>> BEGIN Dataset content

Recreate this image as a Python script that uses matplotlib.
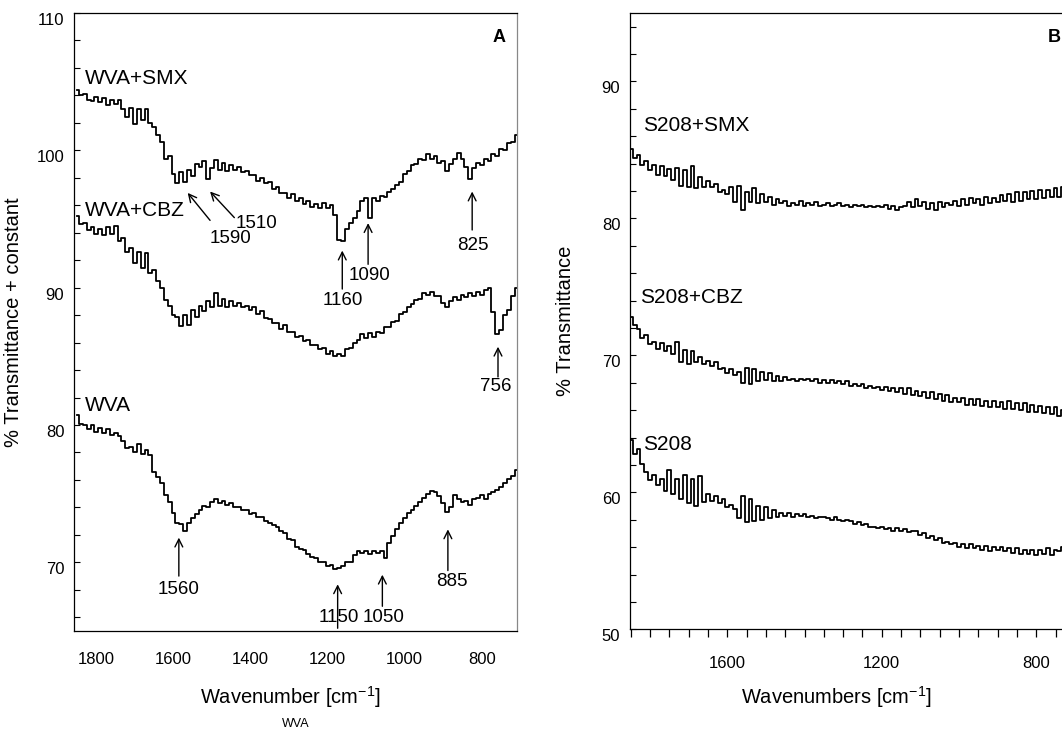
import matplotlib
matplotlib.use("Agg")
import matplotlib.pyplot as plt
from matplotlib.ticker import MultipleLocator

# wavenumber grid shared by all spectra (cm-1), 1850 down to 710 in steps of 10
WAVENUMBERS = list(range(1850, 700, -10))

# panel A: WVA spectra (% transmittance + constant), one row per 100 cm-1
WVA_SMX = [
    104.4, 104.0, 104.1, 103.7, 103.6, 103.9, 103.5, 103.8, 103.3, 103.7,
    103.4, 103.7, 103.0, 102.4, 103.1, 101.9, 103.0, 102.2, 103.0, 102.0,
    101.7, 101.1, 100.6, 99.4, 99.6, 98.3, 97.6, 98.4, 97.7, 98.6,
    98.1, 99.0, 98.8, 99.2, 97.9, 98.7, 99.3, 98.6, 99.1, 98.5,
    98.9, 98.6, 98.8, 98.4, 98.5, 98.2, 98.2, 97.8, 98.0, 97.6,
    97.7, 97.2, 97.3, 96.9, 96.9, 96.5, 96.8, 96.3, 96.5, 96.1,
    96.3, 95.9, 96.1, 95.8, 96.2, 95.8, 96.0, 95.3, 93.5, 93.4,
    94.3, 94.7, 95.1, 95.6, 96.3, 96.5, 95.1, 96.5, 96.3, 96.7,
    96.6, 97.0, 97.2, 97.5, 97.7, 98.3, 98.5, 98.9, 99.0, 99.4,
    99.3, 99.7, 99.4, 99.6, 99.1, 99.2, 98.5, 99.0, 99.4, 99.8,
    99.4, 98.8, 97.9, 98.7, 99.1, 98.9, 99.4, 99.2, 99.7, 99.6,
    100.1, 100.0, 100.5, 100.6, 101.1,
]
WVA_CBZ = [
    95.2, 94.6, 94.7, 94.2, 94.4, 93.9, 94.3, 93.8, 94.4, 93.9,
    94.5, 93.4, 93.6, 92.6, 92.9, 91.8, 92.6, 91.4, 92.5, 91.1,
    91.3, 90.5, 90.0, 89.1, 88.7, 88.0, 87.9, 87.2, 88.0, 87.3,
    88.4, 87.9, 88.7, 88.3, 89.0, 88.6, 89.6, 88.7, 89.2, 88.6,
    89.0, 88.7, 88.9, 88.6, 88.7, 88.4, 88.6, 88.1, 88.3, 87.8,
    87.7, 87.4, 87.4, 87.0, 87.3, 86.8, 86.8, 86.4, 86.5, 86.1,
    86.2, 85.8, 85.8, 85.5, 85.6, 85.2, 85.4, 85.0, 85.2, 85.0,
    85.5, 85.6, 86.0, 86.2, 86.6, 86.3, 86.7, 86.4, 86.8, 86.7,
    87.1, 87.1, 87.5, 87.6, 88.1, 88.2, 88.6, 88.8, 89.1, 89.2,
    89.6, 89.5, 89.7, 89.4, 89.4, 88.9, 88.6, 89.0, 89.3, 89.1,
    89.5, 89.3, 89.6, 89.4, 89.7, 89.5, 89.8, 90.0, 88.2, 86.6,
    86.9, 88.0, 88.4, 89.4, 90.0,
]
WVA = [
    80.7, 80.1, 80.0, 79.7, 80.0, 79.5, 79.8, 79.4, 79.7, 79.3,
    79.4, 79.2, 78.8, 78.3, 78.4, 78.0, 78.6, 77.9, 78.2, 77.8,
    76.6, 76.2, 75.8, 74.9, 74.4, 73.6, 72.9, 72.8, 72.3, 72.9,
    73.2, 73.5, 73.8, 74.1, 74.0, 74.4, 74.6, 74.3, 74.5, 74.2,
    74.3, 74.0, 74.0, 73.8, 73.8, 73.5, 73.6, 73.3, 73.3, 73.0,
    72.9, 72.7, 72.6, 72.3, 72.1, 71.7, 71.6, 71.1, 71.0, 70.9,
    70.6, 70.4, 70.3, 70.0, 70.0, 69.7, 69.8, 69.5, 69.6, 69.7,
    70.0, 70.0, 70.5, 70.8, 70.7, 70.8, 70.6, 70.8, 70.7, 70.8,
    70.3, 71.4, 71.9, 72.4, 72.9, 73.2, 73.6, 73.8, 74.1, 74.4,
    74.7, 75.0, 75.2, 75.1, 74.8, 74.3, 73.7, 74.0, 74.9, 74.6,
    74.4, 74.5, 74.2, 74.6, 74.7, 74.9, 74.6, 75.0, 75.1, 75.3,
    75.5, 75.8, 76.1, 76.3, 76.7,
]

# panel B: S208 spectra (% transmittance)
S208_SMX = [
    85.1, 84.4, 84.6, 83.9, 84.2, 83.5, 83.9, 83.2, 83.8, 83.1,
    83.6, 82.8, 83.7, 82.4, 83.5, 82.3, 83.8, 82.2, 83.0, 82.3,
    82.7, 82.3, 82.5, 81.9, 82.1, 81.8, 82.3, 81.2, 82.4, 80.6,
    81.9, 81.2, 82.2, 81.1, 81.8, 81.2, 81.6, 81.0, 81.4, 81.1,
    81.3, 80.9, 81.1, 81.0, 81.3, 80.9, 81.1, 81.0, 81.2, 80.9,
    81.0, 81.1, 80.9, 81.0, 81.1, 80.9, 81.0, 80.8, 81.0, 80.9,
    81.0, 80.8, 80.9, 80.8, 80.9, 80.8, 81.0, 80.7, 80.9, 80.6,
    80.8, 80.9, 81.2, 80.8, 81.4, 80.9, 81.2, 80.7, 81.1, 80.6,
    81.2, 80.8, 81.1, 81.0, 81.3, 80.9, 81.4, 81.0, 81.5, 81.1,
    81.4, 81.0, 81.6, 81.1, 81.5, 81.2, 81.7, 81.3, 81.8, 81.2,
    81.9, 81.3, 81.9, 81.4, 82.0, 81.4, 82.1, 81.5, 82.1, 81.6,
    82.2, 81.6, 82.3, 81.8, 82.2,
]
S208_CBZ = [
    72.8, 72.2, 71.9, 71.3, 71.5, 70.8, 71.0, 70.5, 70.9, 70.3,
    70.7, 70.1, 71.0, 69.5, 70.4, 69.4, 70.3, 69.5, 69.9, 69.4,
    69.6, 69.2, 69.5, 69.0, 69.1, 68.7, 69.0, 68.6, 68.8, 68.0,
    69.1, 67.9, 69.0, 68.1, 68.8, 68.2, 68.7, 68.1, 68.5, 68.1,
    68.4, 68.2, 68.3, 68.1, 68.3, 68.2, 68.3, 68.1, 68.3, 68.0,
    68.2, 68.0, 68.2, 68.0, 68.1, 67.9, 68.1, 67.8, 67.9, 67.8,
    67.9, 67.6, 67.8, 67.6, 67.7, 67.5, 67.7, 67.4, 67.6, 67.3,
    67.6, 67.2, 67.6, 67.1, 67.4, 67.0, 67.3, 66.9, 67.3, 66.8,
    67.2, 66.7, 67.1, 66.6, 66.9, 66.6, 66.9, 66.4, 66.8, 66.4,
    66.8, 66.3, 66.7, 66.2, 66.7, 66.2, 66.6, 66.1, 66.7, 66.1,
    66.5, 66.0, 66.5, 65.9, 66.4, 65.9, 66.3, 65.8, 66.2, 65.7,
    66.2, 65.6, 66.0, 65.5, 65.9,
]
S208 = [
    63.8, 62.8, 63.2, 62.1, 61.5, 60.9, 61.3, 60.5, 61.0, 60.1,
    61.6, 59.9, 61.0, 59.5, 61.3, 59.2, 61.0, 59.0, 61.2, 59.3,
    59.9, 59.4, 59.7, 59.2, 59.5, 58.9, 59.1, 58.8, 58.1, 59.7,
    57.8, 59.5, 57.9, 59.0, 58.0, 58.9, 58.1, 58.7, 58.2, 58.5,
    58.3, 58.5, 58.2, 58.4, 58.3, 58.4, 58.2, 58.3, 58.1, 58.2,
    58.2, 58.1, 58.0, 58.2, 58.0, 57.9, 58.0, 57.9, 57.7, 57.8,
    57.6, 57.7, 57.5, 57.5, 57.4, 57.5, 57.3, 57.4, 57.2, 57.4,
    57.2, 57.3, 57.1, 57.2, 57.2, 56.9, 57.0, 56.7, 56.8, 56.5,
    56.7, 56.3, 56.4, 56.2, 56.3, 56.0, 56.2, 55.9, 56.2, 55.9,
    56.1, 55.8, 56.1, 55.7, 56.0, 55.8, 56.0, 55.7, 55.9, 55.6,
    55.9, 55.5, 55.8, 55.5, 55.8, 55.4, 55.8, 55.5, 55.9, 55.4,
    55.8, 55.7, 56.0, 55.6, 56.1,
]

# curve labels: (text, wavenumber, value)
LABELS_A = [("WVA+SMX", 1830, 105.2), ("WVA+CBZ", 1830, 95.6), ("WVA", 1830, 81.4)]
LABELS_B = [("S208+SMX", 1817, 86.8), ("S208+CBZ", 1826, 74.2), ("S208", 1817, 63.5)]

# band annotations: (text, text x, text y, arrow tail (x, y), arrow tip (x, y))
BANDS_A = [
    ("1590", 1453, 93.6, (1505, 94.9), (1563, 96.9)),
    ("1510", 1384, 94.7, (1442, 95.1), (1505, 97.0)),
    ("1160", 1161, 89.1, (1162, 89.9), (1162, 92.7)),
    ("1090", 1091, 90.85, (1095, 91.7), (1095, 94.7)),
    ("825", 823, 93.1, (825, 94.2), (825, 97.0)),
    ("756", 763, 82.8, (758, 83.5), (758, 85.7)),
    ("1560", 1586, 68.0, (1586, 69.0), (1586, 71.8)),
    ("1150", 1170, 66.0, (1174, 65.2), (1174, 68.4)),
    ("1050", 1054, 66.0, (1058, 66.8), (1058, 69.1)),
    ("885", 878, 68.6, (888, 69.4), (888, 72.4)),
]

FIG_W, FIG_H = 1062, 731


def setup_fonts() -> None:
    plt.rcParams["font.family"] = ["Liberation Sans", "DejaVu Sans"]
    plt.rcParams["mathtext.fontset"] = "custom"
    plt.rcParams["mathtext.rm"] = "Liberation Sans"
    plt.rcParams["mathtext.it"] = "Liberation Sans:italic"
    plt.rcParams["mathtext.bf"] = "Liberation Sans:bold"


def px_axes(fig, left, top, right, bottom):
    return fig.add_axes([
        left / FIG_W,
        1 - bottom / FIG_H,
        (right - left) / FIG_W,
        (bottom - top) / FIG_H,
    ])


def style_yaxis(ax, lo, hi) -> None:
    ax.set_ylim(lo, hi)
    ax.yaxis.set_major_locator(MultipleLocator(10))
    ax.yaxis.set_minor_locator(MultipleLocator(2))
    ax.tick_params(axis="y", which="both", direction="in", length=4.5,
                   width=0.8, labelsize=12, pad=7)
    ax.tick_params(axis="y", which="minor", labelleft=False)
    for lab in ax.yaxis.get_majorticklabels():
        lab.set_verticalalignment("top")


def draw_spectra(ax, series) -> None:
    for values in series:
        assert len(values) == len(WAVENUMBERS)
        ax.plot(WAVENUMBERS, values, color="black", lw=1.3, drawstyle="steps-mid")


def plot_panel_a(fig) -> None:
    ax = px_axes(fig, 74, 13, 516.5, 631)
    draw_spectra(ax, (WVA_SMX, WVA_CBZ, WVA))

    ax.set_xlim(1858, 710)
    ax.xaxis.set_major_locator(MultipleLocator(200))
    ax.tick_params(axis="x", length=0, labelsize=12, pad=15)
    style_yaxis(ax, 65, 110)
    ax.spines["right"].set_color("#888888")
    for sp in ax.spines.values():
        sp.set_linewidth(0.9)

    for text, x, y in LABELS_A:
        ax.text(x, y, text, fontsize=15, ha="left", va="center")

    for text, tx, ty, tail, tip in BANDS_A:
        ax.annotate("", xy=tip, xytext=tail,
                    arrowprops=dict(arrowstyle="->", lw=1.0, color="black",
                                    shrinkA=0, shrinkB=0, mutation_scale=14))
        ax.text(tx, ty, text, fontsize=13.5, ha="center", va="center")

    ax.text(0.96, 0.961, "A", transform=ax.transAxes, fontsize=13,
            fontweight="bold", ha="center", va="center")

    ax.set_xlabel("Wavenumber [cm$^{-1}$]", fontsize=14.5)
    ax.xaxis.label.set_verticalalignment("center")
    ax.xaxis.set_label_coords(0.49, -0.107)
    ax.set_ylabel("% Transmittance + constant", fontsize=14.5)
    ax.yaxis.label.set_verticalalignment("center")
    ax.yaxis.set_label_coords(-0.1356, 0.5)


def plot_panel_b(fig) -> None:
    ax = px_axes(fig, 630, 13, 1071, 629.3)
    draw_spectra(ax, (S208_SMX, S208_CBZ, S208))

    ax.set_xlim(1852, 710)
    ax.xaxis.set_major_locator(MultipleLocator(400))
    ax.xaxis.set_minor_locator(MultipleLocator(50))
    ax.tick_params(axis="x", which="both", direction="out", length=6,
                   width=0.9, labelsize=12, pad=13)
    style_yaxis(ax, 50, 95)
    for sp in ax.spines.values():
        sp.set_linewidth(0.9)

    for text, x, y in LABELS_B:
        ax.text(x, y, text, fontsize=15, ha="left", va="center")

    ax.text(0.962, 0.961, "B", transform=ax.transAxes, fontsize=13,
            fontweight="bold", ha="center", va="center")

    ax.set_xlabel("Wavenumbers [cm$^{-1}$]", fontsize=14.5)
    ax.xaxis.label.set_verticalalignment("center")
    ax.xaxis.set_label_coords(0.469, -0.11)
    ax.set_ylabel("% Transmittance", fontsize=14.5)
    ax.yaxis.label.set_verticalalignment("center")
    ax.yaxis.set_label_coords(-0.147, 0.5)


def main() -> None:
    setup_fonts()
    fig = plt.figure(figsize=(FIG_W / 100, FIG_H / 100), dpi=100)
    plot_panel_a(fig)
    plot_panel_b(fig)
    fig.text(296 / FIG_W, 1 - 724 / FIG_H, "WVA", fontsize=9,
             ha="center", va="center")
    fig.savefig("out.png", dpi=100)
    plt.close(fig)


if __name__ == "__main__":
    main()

>> END Dataset content
>> BEGIN Dataset content

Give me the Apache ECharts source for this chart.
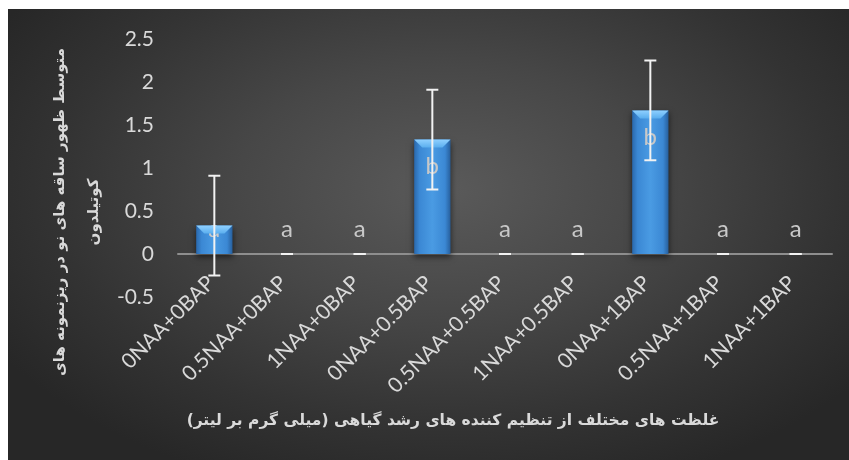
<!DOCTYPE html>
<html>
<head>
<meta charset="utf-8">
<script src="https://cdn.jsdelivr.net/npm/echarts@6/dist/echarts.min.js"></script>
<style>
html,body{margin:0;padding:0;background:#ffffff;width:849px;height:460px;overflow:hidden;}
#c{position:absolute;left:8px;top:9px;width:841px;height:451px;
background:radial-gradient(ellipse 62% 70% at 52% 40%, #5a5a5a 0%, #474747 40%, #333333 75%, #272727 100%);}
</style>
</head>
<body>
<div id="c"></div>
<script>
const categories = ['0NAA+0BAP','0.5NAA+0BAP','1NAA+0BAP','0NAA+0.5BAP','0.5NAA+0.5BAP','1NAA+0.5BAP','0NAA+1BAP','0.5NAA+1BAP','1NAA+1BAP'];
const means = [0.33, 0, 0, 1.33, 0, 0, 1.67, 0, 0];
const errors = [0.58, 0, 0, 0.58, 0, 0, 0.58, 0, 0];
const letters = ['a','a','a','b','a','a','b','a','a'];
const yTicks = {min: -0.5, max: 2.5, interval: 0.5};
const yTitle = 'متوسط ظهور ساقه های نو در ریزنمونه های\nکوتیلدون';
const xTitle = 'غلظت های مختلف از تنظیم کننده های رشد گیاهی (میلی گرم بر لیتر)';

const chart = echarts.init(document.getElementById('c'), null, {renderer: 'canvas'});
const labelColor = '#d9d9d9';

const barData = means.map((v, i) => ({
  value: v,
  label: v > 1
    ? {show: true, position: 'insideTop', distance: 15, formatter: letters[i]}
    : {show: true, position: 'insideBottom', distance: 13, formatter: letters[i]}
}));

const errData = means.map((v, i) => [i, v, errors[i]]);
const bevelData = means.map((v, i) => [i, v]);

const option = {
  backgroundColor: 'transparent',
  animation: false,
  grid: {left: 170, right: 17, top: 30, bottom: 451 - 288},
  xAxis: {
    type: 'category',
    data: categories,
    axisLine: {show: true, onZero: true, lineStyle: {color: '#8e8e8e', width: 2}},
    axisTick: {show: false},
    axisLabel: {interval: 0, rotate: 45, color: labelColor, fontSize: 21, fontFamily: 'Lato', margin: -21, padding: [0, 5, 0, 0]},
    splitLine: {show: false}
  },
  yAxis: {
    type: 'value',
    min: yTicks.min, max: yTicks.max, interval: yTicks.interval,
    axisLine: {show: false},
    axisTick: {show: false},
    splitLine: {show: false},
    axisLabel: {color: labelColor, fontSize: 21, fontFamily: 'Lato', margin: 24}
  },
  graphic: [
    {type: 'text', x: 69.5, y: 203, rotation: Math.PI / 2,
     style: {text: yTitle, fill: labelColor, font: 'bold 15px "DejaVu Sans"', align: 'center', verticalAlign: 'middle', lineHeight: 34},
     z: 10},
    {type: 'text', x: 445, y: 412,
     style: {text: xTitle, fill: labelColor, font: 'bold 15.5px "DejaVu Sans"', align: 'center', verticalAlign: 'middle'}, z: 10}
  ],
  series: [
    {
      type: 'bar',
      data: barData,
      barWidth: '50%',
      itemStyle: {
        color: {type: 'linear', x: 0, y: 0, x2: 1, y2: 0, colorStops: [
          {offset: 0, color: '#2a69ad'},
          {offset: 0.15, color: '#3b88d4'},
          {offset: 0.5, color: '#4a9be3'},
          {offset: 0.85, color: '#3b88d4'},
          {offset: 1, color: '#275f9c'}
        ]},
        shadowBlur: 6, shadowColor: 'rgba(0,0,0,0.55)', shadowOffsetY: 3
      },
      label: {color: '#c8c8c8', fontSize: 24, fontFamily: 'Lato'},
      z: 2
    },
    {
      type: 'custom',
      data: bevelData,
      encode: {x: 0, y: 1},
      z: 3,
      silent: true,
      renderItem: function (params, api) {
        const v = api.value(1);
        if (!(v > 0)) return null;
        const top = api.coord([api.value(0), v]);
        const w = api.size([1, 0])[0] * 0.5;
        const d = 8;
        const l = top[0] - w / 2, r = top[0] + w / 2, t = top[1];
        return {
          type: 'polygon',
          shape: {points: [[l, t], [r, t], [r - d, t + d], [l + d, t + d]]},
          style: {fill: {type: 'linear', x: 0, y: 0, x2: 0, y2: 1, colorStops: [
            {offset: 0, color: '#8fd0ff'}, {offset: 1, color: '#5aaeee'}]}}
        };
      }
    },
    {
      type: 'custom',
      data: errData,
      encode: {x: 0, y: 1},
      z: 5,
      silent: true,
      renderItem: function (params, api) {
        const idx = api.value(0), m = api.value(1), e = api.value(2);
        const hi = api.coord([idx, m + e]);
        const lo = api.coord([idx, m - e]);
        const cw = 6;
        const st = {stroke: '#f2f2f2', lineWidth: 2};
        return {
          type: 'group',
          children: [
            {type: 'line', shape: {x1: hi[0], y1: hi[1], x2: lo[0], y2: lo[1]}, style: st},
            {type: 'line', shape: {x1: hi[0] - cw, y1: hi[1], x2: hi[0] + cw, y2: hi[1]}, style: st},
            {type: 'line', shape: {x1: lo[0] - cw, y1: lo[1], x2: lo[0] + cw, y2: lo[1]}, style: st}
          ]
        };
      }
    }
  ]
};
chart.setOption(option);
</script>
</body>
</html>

>> END Dataset content

**Work instructions:**
In the listing above, find the line with "Recreate this image" and the line with "WAVENUMBERS = list(range(1850, 700, -10))". Copy exactly those lines and all between them, minus the images.

**Output for this task:**
Recreate this image as a Python script that uses matplotlib.
import matplotlib
matplotlib.use("Agg")
import matplotlib.pyplot as plt
from matplotlib.ticker import MultipleLocator

# wavenumber grid shared by all spectra (cm-1), 1850 down to 710 in steps of 10
WAVENUMBERS = list(range(1850, 700, -10))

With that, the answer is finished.